MIT Case Could Establish Burdensome Legal Precedent

Boston College, along with 17 other Massachusetts colleges and universities, signed onto an amicus brief in support of the Massachusetts Institute for Technology’s defense in a case involving the death of Han Nguyen, a former MIT student who committed suicide eight years ago. Nguyen’s parents are suing MIT for negligence in their son’s death.

A decision in the case, which was argued in front of the Massachusetts Supreme Judicial Court on Tuesday, could set a legal precedent for university employees to take on a much greater responsibility for the mental health of students, including those that are not necessarily trained to address such issues.

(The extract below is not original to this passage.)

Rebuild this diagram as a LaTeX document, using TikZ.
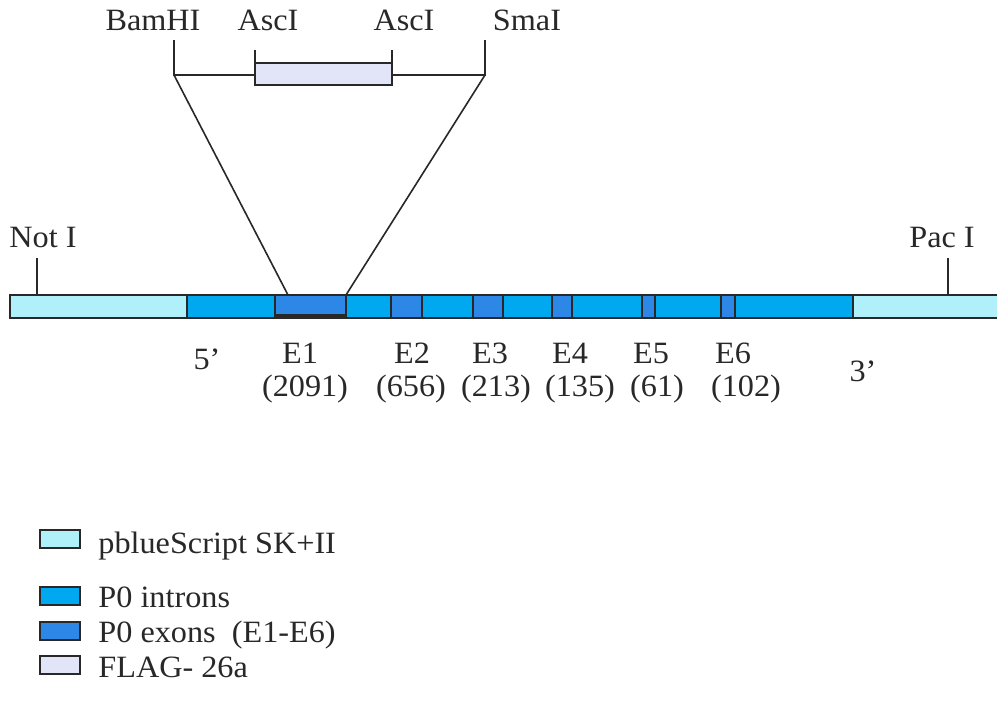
\documentclass[tikz,border=0pt]{standalone}
\usepackage{fontspec}
\setmainfont{Liberation Serif}[FakeStretch=1.04]
\definecolor{vector}{RGB}{175,240,250}
\definecolor{intron}{RGB}{0,168,240}
\definecolor{exon}{RGB}{45,135,230}
\definecolor{flag}{RGB}{226,228,248}
\definecolor{ink}{RGB}{40,40,40}
\tikzset{
  seg/.style={draw=ink, line width=1.2pt},
  tick/.style={draw=ink, line width=0.8pt},
  lbl/.style={inner sep=0pt, anchor=base, font=\fontsize{15.5}{18}\selectfont, text=ink},
  leg/.style={inner sep=0pt, anchor=base west, font=\fontsize{15.5}{18}\selectfont, text=ink},
}
\begin{document}
\begin{tikzpicture}[x=0.5pt,y=-0.5pt]
\useasboundingbox[fill=white] (0,0) rectangle (997,713);

% --- construct bar: vector arms and P0 gene body
\fill[vector] (10,295) rectangle (187,318);
\fill[vector] (853,295) rectangle (1000,318);
\fill[intron] (187,295) rectangle (853,318);
\draw[seg] (1000,295) -- (10,295) -- (10,318) -- (1000,318);
\draw[seg] (187,295) -- (187,318);
\draw[seg] (853,295) -- (853,318);

% --- exons
\foreach \a/\b/\n in {275/346/e1, 391/422/e2, 473/503/e3, 552/572/e4, 642/655/e5, 721/735/e6}{
  \draw[seg, fill=exon] (\a,295) rectangle (\b,318);
  \coordinate (\n) at ({(\a+\b)/2},295);
}
\draw[ink, line width=1.6pt] (276,316) -- (345,316);

% --- end restriction sites
\coordinate (notI) at (37,295);
\coordinate (pacI) at (948,295);
\draw[tick] (notI) -- ++(0,-37) coordinate (notItop);
\draw[tick] (pacI) -- ++(0,-37) coordinate (pacItop);
\node[lbl] (notIlbl) at (43,247) {Not I};
\node[lbl] (pacIlbl) at (942,247) {Pac I};

% --- FLAG insert cassette
\coordinate (bam) at (174,75);
\coordinate (sma) at (485,75);
\draw[tick] (174,40) -- (bam) -- (255,75);
\draw[tick] (392,75) -- (sma) -- (485,40);
\draw[tick, fill=flag] (255,63) rectangle (392,85);
\draw[tick] (255,63) -- (255,50);
\draw[tick] (392,63) -- (392,50);
\node[lbl] (bamlbl) at (153,30) {BamHI};
\node[lbl] (asc1lbl) at (268,30) {AscI};
\node[lbl] (asc2lbl) at (404,30) {AscI};
\node[lbl] (smalbl) at (527,30) {SmaI};

% --- insertion into E1
\coordinate (insL) at (288,295);
\coordinate (insR) at (346,295);
\draw[tick] (bam) -- (insL);
\draw[tick] (sma) -- (insR);

% --- exon labels
\node[lbl] (p5) at (207,369) {5’};
\node[lbl] (p3) at (863,381) {3’};
\foreach \x/\e/\y/\s in {300/E1/305/2091, 412/E2/411/656, 490/E3/496/213, 570/E4/580/135, 651/E5/657/61, 733/E6/746/102}{
  \node[lbl] at (\x,363) {\e};
  \node[lbl] at (\y,396) {(\s)};
}

% --- legend
\foreach \y/\c in {530/vector, 587/intron, 622/exon, 656/flag}{
  \draw[seg, fill=\c] (40,\y) rectangle (80,\y+18);
}
\node[leg] (l1) at (98,553) {pblueScript SK+II};
\node[leg] (l2) at (98,607) {P0 introns};
\node[leg] (l3) at (98,642) {P0 exons\ \ (E1-E6)};
\node[leg] (l4) at (98,677) {FLAG- 26a};
\end{tikzpicture}
\end{document}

Professors and other university faculty and staff would be required to pass judgment on the mental health of their students. In the brief, the signees argue that setting such a precedent would require these employees to make judgments they are not qualified to make.

“If this Court imposes the duty Plaintiff seeks to impose, non-clinician employees will be duty-bound to make uninformed, untrained, and unlicensed subjective determinations not only as to whether a student is at risk, but also as to the extent of the risk that the student will harm herself,” the brief says.

While it is important for professors to consider the mental health of their students, they should not bear similar responsibility for students’ mental health as trained psychiatric professionals. Professors and other university staff who frequently interact with students, such as Residential Life employees, should be aware of the counseling resources that their school offers in order to refer a student who comes to them with a problem. They should not, however, be expected to pass judgment and assess a student’s mental state as a trained professional would.

Setting such a precedent might also cause professors and other non-clinical employees to overreact in certain situations, and would also distract them from other responsibilities such as teaching and research. Furthermore, the brief argues that students may be less likely to come forward with mental health issues “if they witness employees erring on the side of caution and taking the most restrictive options available to them.”

It is no secret that elite universities such as BC and MIT are high-stress environments. Students, faculty, and other members of university communities must be actively aware of this culture and seek to mitigate its sometimes harmful effects. To hold non-clinical employees legally liable for the mental health of students, however, is to extend their responsibilities beyond their qualifications, and such a precedent could potentially cause more problems than it would solve.